* **What you have to do**
Output every line of the data exactly as it appears.

-- start --

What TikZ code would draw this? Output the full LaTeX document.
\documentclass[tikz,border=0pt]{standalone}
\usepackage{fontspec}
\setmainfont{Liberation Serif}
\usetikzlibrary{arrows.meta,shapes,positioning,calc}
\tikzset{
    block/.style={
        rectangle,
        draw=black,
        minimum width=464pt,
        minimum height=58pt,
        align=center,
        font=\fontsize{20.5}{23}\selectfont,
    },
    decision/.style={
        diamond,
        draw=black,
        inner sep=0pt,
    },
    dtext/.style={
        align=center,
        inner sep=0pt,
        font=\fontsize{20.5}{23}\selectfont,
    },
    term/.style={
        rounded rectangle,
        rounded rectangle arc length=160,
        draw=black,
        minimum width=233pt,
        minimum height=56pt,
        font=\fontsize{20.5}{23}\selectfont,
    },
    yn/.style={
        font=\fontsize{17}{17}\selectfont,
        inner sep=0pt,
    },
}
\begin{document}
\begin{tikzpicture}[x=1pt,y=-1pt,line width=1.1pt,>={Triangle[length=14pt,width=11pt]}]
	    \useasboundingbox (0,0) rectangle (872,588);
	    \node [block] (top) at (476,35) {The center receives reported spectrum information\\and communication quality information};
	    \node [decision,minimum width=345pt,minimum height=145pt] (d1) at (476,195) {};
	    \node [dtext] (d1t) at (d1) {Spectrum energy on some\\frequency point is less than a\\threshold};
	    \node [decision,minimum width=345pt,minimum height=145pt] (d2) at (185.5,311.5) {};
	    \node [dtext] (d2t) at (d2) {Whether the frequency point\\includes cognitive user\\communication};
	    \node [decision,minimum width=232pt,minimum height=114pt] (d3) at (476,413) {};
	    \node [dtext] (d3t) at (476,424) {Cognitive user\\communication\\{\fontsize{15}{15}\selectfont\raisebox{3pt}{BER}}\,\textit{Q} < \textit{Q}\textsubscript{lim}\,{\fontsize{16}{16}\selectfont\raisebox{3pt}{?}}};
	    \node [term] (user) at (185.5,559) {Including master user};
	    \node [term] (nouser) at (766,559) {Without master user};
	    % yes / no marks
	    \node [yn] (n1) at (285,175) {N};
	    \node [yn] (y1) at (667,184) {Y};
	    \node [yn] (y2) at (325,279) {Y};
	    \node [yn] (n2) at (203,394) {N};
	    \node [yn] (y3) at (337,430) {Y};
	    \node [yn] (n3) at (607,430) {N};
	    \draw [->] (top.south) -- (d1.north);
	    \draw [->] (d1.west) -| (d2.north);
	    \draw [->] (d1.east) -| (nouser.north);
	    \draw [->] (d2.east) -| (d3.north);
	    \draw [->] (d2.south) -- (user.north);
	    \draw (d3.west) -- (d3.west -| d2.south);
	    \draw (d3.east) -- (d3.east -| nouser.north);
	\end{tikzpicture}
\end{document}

-- end --

* **Output below**
What TikZ code would draw this? Output the full LaTeX document.
\documentclass[tikz,border=0pt]{standalone}
\usepackage{fontspec}
\setmainfont{Liberation Serif}
\usetikzlibrary{arrows.meta,shapes,positioning,calc}
\tikzset{
    block/.style={
        rectangle,
        draw=black,
        minimum width=464pt,
        minimum height=58pt,
        align=center,
        font=\fontsize{20.5}{23}\selectfont,
    },
    decision/.style={
        diamond,
        draw=black,
        inner sep=0pt,
    },
    dtext/.style={
        align=center,
        inner sep=0pt,
        font=\fontsize{20.5}{23}\selectfont,
    },
    term/.style={
        rounded rectangle,
        rounded rectangle arc length=160,
        draw=black,
        minimum width=233pt,
        minimum height=56pt,
        font=\fontsize{20.5}{23}\selectfont,
    },
    yn/.style={
        font=\fontsize{17}{17}\selectfont,
        inner sep=0pt,
    },
}
\begin{document}
\begin{tikzpicture}[x=1pt,y=-1pt,line width=1.1pt,>={Triangle[length=14pt,width=11pt]}]
	    \useasboundingbox (0,0) rectangle (872,588);
	    \node [block] (top) at (476,35) {The center receives reported spectrum information\\and communication quality information};
	    \node [decision,minimum width=345pt,minimum height=145pt] (d1) at (476,195) {};
	    \node [dtext] (d1t) at (d1) {Spectrum energy on some\\frequency point is less than a\\threshold};
	    \node [decision,minimum width=345pt,minimum height=145pt] (d2) at (185.5,311.5) {};
	    \node [dtext] (d2t) at (d2) {Whether the frequency point\\includes cognitive user\\communication};
	    \node [decision,minimum width=232pt,minimum height=114pt] (d3) at (476,413) {};
	    \node [dtext] (d3t) at (476,424) {Cognitive user\\communication\\{\fontsize{15}{15}\selectfont\raisebox{3pt}{BER}}\,\textit{Q} < \textit{Q}\textsubscript{lim}\,{\fontsize{16}{16}\selectfont\raisebox{3pt}{?}}};
	    \node [term] (user) at (185.5,559) {Including master user};
	    \node [term] (nouser) at (766,559) {Without master user};
	    % yes / no marks
	    \node [yn] (n1) at (285,175) {N};
	    \node [yn] (y1) at (667,184) {Y};
	    \node [yn] (y2) at (325,279) {Y};
	    \node [yn] (n2) at (203,394) {N};
	    \node [yn] (y3) at (337,430) {Y};
	    \node [yn] (n3) at (607,430) {N};
	    \draw [->] (top.south) -- (d1.north);
	    \draw [->] (d1.west) -| (d2.north);
	    \draw [->] (d1.east) -| (nouser.north);
	    \draw [->] (d2.east) -| (d3.north);
	    \draw [->] (d2.south) -- (user.north);
	    \draw (d3.west) -- (d3.west -| d2.south);
	    \draw (d3.east) -- (d3.east -| nouser.north);
	\end{tikzpicture}
\end{document}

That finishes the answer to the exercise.